问题
I'e been trying for sometime to concatenate some struct (I defined) type variables into a bigger one. What I got is basically like this:
I have a struct and two variables of type struct**. I declare a third one struct C and I want to concatenate A and B into C. What I tried is something like this (I don't have the code in front of me right now so I'll write something very similar with some names changed as I don't remember them.
struct** A, B;
struct** C;
(I know A and B as I receive them by calling another function)
I allocate memory for C like this.
C = (struct**)malloc(sizeof(A)+sizeof(B));
And I move A and B with memcpy like this.
memcpy(&C, &A, sizeof(A));
memcpy(&C + sizeof(A), &C, sizeof(B));
It's obvious that what I've done is not correct as it seems after all of this C contains only A. I'm pretty sure the problem is from "**", I can't handle pointers to pointers that well. Can anybody give me some advice regarding my issue? I also don't want to use Handles, I have to use memcpy/memmove.
[update from comment:]
My struct are all the same type.
回答1:
You already have a struct A a; and a struct B b; defined somewhere.

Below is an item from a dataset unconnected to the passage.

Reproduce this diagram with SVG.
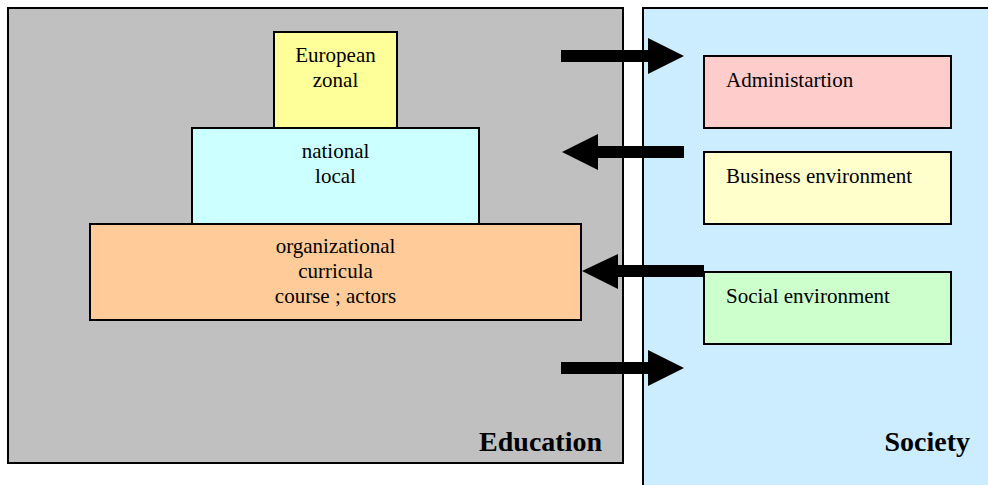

To concatenate them into a struct C you do this:
struct A a;
struct B b;
struct C{
struct A a;
struct B b;
};
struct C c;
c.a = a;
c.b = b;
No pointers or memcpy required.
Edit: Since a and b are of the same type you can somewhat shorten it to this:
struct Something a, b;
struct C{
struct Something[2];
};
struct C c;
c[0] = a;
c[1] = b;
In C++ you would do something like this:
using C = std::array<Something, 2>;
C c{a, b};
回答2:
Just user an array.
Assuming struct A is defined an array on the stack
struct A a1 = {...}; /* some initialisation here */
struct A a2 = {...}; /* more initialisation here */
struct A a[2];
a[0] = a1;
a[1] = a2;
or allocate it dynamically:
struct A * pa = malloc(2 * sizeof *pa);
if (NULL != pa)
{
pa[0] = a1;
pa[1] = a2;
/* use pa */
free(pa);
}
else
{
/* handle malloc error */
}
回答3:
Well, first off, your code has a bug:
memcpy(&C, &A, sizeof(A));
memcpy(&C + sizeof(A), &C, sizeof(B));
Should probably be
memcpy(&C, &A, sizeof(A));
memcpy(&C + sizeof(A), &B, sizeof(B));
You were copying C back into C rather than B.
Second, if you ever find yourself playing with pointers like this you've probably got a design problem somewhere along the lines. If you REALLY want to merge two structs together, why not have struct C simply contain both struct A and B?
If you REALLY want struct C to have nothing bot primitives, dude, just do the work to assign each field individually. Is it really all that much work? I guess it makes sense to generalize it if you expect these fields to change a lot. But this sort of "clever code" is the exact sort of things which will bite you in the ass later down the line.